Today's nature word was ASTRIFUGUS, a Medieval Latin word meaning "putting the stars to flight." Now, I love this definition but I don't have a clue what it means so I asked people on Facebook what they thought.
I was seeing the word as meaning that something was acting on the stars so I thought the word might refer to sunrise and the way the rising sun puts stars "to flight." And the first person to respond to my post thought the same thing. Then another person pointed out that "astrifugal phenomena" refers to comets and shooting stars, which flipped the idea around because now it seemed like the stars were the ones doing the acting (taking "flight"). Then someone else looked up a formal dictionary definition ("the star expelling") and contributed that.
So those were all perfect responses to a question about a word's meaning, but then things got really interesting because we were all thinking about this word's meaning and getting more curious. We had a suggestion that "astrifugus" might remind us of fireworks or sparks from a fire. Someone else riffed on the idea that a flight of starlings (the birds) could be an astrifugal phenomena. And someone else suggested that the idea reminded them of blowing on a dandelion seed head, which led us of the word "aster" (the flower) and then to the idea that dandelions and asters might be given the new name "astrifuges" or even "asterfuges."

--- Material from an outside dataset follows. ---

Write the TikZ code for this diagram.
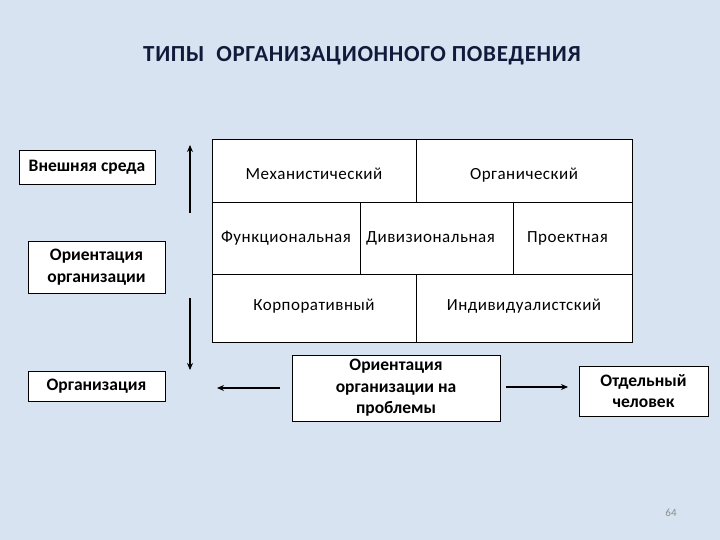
\documentclass[tikz,border=0pt]{standalone}
\usepackage{fontspec}
\setmainfont{Carlito}
\usetikzlibrary{arrows.meta}
\definecolor{bgblue}{HTML}{D7E3F0}
\definecolor{titlecol}{HTML}{111A3A}
\tikzset{
  box/.style={draw=black, line width=0.9pt, fill=white, align=center, inner sep=2pt, font=\fontsize{17.5}{21.5}\selectfont\bfseries},
  cell/.style={draw=black, line width=0.9pt, fill=white, inner sep=0pt, text height=12pt, text depth=4pt, font=\fontsize{17}{20}\selectfont\addfontfeature{LetterSpace=3}},
  arr/.style={line width=1.4pt, -{Stealth[length=7pt,width=6pt]}}
}
\begin{document}
\begin{tikzpicture}[x=1pt,y=-1pt]
\fill[bgblue] (0,0) rectangle (720,540);
\useasboundingbox (0,0) rectangle (720,540);

\node[text=titlecol, font=\fontsize{23}{26}\selectfont\bfseries\addfontfeature{LetterSpace=3}] (title) at (362,56) {ТИПЫ\ \ ОРГАНИЗАЦИОННОГО ПОВЕДЕНИЯ};

% grid
\node[cell, minimum width=204pt, minimum height=63pt] (mech) at (314,170.5) {\raisebox{-5pt}{Механистический}};
\node[cell, minimum width=216pt, minimum height=63pt] (org) at (524,170.5) {\raisebox{-5pt}{Органический}};
\node[cell, minimum width=148pt, minimum height=72pt] (func) at (286,238) {Функциональная};
\node[cell, minimum width=153pt, minimum height=72pt] (div) at (436.5,238) {\hspace*{-12pt}Дивизиональная};
\node[cell, minimum width=119pt, minimum height=72pt] (proj) at (572.5,238) {\hspace*{-10pt}Проектная};
\node[cell, minimum width=204pt, minimum height=68pt] (corp) at (314,308) {\raisebox{2pt}{Корпоративный}};
\node[cell, minimum width=216pt, minimum height=68pt] (ind) at (524,308) {\raisebox{2pt}{Индивидуалистский}};

% left boxes
\node[box, minimum width=136pt, minimum height=34pt] (env) at (87,167) {Внешняя среда};
\node[box, minimum width=137pt, minimum height=52pt] (orient) at (96.5,267) {Ориентация\\организации};
\node[box, minimum width=137pt, minimum height=30pt] (orga) at (96.5,386) {Организация};

% bottom boxes
\node[box, minimum width=208pt, minimum height=66pt] (prob) at (396,388) {Ориентация\\организации на\\проблемы};
\node[box, minimum width=129pt, minimum height=50pt] (pers) at (643.5,391) {Отдельный\\человек};

% arrows
\coordinate (u1) at (190,213);
\coordinate (u2) at (190,145);
\coordinate (d1) at (190,298);
\coordinate (d2) at (190,370);
\coordinate (l1) at (280,388);
\coordinate (l2) at (217,388);
\coordinate (r1) at (506,387);
\coordinate (r2) at (568,387);
\draw[arr] (u1) -- (u2);
\draw[arr] (d1) -- (d2);
\draw[arr] (l1) -- (l2);
\draw[arr] (r1) -- (r2);

\node[text=black!45, font=\fontsize{11}{12}\selectfont] (pg) at (671,513) {64};
\end{tikzpicture}
\end{document}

So here, in a few hours, a community of people spontaneously riffing together went from an obscure medieval word through a series of increasingly poetic associations to a potential new word for a common flower. This might have been nothing more than a playful experiment at word-making, or it might have created a word that a handful of people start using and then more people start using.
THIS IS LANGUAGE MAKING AT WORK!!! This is where it gets exciting and playful and fun; and where writers, artists, and thinkers will get great new material--which is exactly why I wrote this book!!!